▶ **Required task**:
No pictures belong in the copy; return exactly the lines from the one with "Recreate this image" through the one with "const ref = useRef<HTMLCanvasElement", both ends included, and nothing else.

# Material for this exercise start

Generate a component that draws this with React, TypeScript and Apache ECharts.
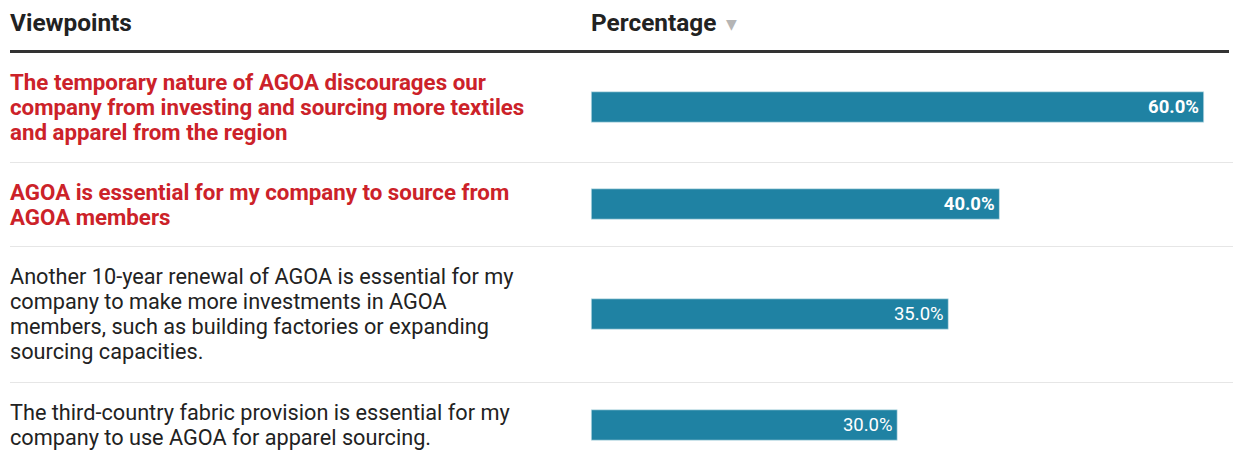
import React, { useEffect, useRef } from "react";
import * as echarts from "echarts";

const viewpoints: string[] = [
  "The temporary nature of AGOA discourages our\ncompany from investing and sourcing more textiles\nand apparel from the region",
  "AGOA is essential for my company to source from\nAGOA members",
  "Another 10-year renewal of AGOA is essential for my\ncompany to make more investments in AGOA\nmembers, such as building factories or expanding\nsourcing capacities.",
  "The third-country fabric provision is essential for my\ncompany to use AGOA for apparel sourcing.",
];
const percentages: number[] = [60.0, 40.0, 35.0, 30.0];
const highlighted: boolean[] = [true, true, false, false];
const headers: string[] = ["Viewpoints", "Percentage"];

const FONT = "Roboto";
const RED = "#cc2229";
const DARK = "#222222";
const BAR = "#1f82a3";

export default function App() {
  const ref = useRef<HTMLDivElement>(null);
  useEffect(() => {
    if (!ref.current) return;
    const chart = echarts.init(ref.current, null, { renderer: "svg" });
    const gridLeft = 591;
    const gridRight = 29;
    const barH = 31;
    const centers = [107, 204, 314, 425];
    const separators = [162, 246, 382];

    const grid = centers.map((c) => ({
      left: gridLeft,
      right: gridRight,
      top: c - barH / 2,
      height: barH,
      containLabel: false,
    }));
    const xAxis = centers.map((_, i) => ({
      type: "value" as const,
      gridIndex: i,
      min: 0,
      max: 60,
      show: false,
    }));
    const yAxis = centers.map((_, i) => ({
      type: "category" as const,
      gridIndex: i,
      data: [viewpoints[i]],
      axisLine: { show: false },
      axisTick: { show: false },
      splitLine: { show: false },
      axisLabel: {
        align: "left" as const,
        margin: gridLeft - 10,
        fontFamily: FONT,
        fontSize: highlighted[i] ? 22.3 : 21.7,
        lineHeight: 25,
        fontWeight: highlighted[i] ? ("bold" as const) : ("normal" as const),
        color: highlighted[i] ? RED : DARK,
      },
    }));
    const series = centers.map((_, i) => ({
      type: "bar" as const,
      xAxisIndex: i,
      yAxisIndex: i,
      data: [percentages[i]],
      barWidth: barH,
      itemStyle: { color: BAR, borderColor: "#d4e8ef", borderWidth: 0.6 },
      label: {
        show: true,
        position: "insideRight" as const,
        distance: 5,
        formatter: (p: any) => Number(p.value).toFixed(1) + "%",
        color: "#ffffff",
        fontFamily: FONT,
        fontSize: 18.5,
        fontWeight: highlighted[i] ? ("bold" as const) : ("normal" as const),
      },
      silent: true,
    }));

    const graphic: any[] = [
      {
        type: "text",
        left: 10,
        top: 10,
        style: { text: headers[0], fontFamily: FONT, fontSize: 24.4, fontWeight: "bold", fill: DARK },
      },
      {
        type: "text",
        left: 591,
        top: 10,
        style: { text: headers[1], fontFamily: FONT, fontSize: 24.4, fontWeight: "bold", fill: DARK },
      },
      {
        type: "text",
        left: 726,
        top: 17,
        style: { text: "▼", fontFamily: "DejaVu Sans", fontSize: 14, fill: "#b5b5b5" },
      },
      {
        type: "line",
        shape: { x1: 10, y1: 51.5, x2: 1229, y2: 51.5 },
        style: { stroke: "#333333", lineWidth: 3 },
      },
      ...separators.map((y) => ({
        type: "line",
        shape: { x1: 10, y1: y + 0.5, x2: 1233, y2: y + 0.5 },
        style: { stroke: "#e6e6e6", lineWidth: 1 },
      })),
    ];

    chart.setOption({
      animation: false,
      grid,
      xAxis,
      yAxis,
      series,
      graphic,
    });
    return () => chart.dispose();
  }, []);
  return (
    <div
      ref={ref}
      style={{ position: "absolute", left: 0, top: 0, width: 1233, height: 459, background: "#ffffff" }}
    />
  );
}
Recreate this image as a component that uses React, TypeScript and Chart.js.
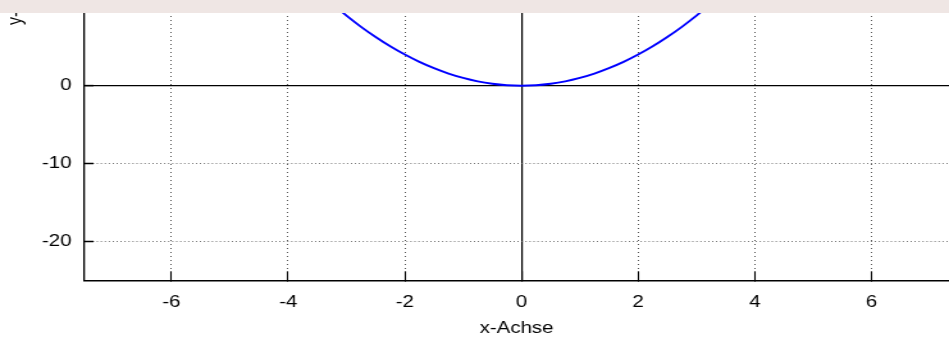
import React, { useEffect, useRef } from 'react';
import { Chart, registerables } from 'chart.js';

Chart.register(...registerables);

// Curve (parabola through the origin)
const xValues = [-4, -3.75, -3.5, -3.25, -3, -2.75, -2.5, -2.25, -2, -1.75, -1.5, -1.25, -1, -0.75, -0.5, -0.25, 0,
  0.25, 0.5, 0.75, 1, 1.25, 1.5, 1.75, 2, 2.25, 2.5, 2.75, 3, 3.25, 3.5, 3.75, 4];
const yValues = [16, 14.06, 12.25, 10.56, 9, 7.56, 6.25, 5.06, 4, 3.06, 2.25, 1.56, 1, 0.56, 0.25, 0.06, 0,
  0.06, 0.25, 0.56, 1, 1.56, 2.25, 3.06, 4, 5.06, 6.25, 7.56, 9, 10.56, 12.25, 14.06, 16];

const xRange = [-7.5, 7.33];
const yRange = [-25, 48];
const xTickStep = 2;
const yTickStep = 10;
const xTitle = 'x-Achse';
const yTitle = 'y-Achse';

const STRETCH = 949 / 741;
const CANVAS_W = 741;
const CANVAS_H = 626;
const CANVAS_TOP = -288;

export default function App() {
  const ref = useRef<HTMLCanvasElement | null>(null);

  useEffect(() => {
    if (!ref.current) return;
    const font = { family: '"Liberation Sans", Arial, sans-serif', size: 16 };
    const gridColor = (c: any) => (c.tick && c.tick.value === 0 ? '#000000' : '#555555');
    const gridWidth = (c: any) => (c.tick && c.tick.value === 0 ? 1.2 : 1);
    const chart = new Chart(ref.current, {
      type: 'line',
      data: {
        datasets: [
          {
            data: xValues.map((x, i) => ({ x, y: yValues[i] })),
            borderColor: '#0000ff',
            borderWidth: 1.9,
            pointRadius: 0,
            fill: false,
            cubicInterpolationMode: 'monotone',
          },
        ],
      },
      options: {
        animation: false,
        responsive: false,
        layout: { padding: 0 },
        plugins: { legend: { display: false }, tooltip: { enabled: false }, title: { display: false } },
        scales: {
          x: {
            type: 'linear',
            min: xRange[0],
            max: xRange[1],
            afterFit: (s: any) => {
              s.height = 57.7;
              s.paddingLeft = 0;
              s.paddingRight = 0;
              s.paddingTop = 0;
              s.paddingBottom = 0;
            },
            ticks: { stepSize: xTickStep, includeBounds: false, color: '#000', font, padding: 21.7, maxRotation: 0 },
            grid: {
              color: gridColor,
              lineWidth: gridWidth,
              tickLength: -9,
              tickColor: '#000',
              tickWidth: 1.1,
              drawTicks: true,
            },
            border: {
              display: true,
              color: '#000',
              width: 1.6,
              dash: (c: any) => (c.tick && c.tick.value !== 0 ? [1, 3] : []),
            },
            title: { display: true, text: xTitle, color: '#000', font, padding: { top: 0, bottom: 0 } },
          },
          y: {
            type: 'linear',
            min: yRange[0],
            max: yRange[1],
            afterFit: (s: any) => {
              s.width = 84 / STRETCH;
              s.paddingLeft = 0;
              s.paddingRight = 0;
              s.paddingTop = 0;
              s.paddingBottom = 0;
            },
            ticks: { stepSize: yTickStep, includeBounds: false, color: '#000', font, padding: 17.3 },
            grid: {
              color: gridColor,
              lineWidth: gridWidth,
              tickLength: -7.5,
              tickColor: '#000',
              tickWidth: 1.5,
              drawTicks: true,
            },
            border: {
              display: true,
              color: '#000',
              width: 1.3,
              dash: (c: any) => (c.tick && c.tick.value !== 0 ? [0.8, 2.3] : []),
            },
            title: { display: true, text: yTitle, color: '#000', font, padding: { top: 2.7, bottom: 0 } },
          },
        },
      },
    });
    return () => chart.destroy();
  }, []);

  return (
    <div
      style={{
        position: 'fixed',
        top: 0,
        left: 0,
        width: 949,
        height: 338,
        overflow: 'hidden',
        background: '#ffffff',
      }}
    >
      <canvas
        ref={ref}
        width={CANVAS_W}
        height={CANVAS_H}
        style={{
          position: 'absolute',
          left: 0,
          top: CANVAS_TOP,
          width: CANVAS_W,
          height: CANVAS_H,
          transform: `scaleX(${STRETCH})`,
          transformOrigin: '0 0',
        }}
      />
      <div
        style={{
          position: 'absolute',
          left: 0,
          top: 0,
          width: 949,
          height: 13,
          background: '#efe6e4',
        }}
      />
    </div>
  );
}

# Material for this exercise end

▶ **Output of the exercise**:
Recreate this image as a component that uses React, TypeScript and Chart.js.
import React, { useEffect, useRef } from 'react';
import { Chart, registerables } from 'chart.js';

Chart.register(...registerables);

// Curve (parabola through the origin)
const xValues = [-4, -3.75, -3.5, -3.25, -3, -2.75, -2.5, -2.25, -2, -1.75, -1.5, -1.25, -1, -0.75, -0.5, -0.25, 0,
  0.25, 0.5, 0.75, 1, 1.25, 1.5, 1.75, 2, 2.25, 2.5, 2.75, 3, 3.25, 3.5, 3.75, 4];
const yValues = [16, 14.06, 12.25, 10.56, 9, 7.56, 6.25, 5.06, 4, 3.06, 2.25, 1.56, 1, 0.56, 0.25, 0.06, 0,
  0.06, 0.25, 0.56, 1, 1.56, 2.25, 3.06, 4, 5.06, 6.25, 7.56, 9, 10.56, 12.25, 14.06, 16];

const xRange = [-7.5, 7.33];
const yRange = [-25, 48];
const xTickStep = 2;
const yTickStep = 10;
const xTitle = 'x-Achse';
const yTitle = 'y-Achse';

const STRETCH = 949 / 741;
const CANVAS_W = 741;
const CANVAS_H = 626;
const CANVAS_TOP = -288;

export default function App() {
  const ref = useRef<HTMLCanvasElement | null>(null);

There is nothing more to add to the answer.